Another way of restarting Samba is to issue the two commands:
killall -HUP smbd
killall -HUP nmbd
Obviously, no logfiles are deleted here. Thank you Michael Maclean for
this one.
This Perl script runs after make
install or make installman and is needed for each new
release. It may well produce some error-messages when it is
trying to delete previous versions of the man-pages, especially if they
have already been deleted.
Some general security tips. This section is not to be considered
exhaustive.
- Use encrypted passwords
This helps prevent 'sniffing' of passwords and allows you to give Samba
access to a subset of your /etc/passwd users.

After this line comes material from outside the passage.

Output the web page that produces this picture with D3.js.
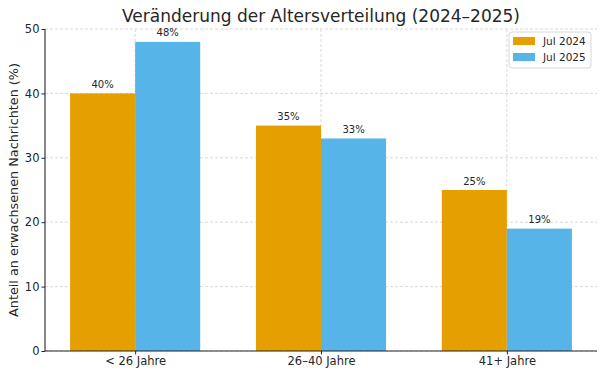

Even this is not perfect, there is apparently a hack to always get an
unencrypted password.
- protect your smbpasswd file. I have it as
/etc/private/smbpasswd, the directory's rights are 0500 and the file
itself is 0600 (owner root). MS Password encryption is pretty
primitive and easily cracked - especially for Win9x/ME - so the
smbpasswd file needs to be inaccessible.
- If you do not use encrypted passwords, consider using 'invalid
users' for accounts such as root or the daemons on shares you consider
critical
- A lot of Samba administrators like to synchronise their
/etc/passwd
passwords with their smbpasswd passwords. I disagree - most of my
users
have no shell access-rights to the server, their passwords are set to
'*'
in /etc/passwd (or /etc/shadow).
- 'nobody' is the default guest-account, consider changing
it. Reasons above.
- If your server has two (or more) NICs and Samba should only be
visible on one (or some) of them, use the lines
- interfaces = ip-addr-of-nic/mask-bits 127.0.0.1/8
- bind interfaces only = true
- If you use 'username map', protect the file. Ability to
update that file would be a major security hole. The same applies
(obviously) to smb.conf
- 'admin users' allows you to give users 'root' privileges.
Avoid this like the plague in a non-private network, and do not
complain if someone kills your machine when you use it.
- I protect SWAT with TCP Wrappers. Look above for this.
- smbmount should not have the suid-bit set.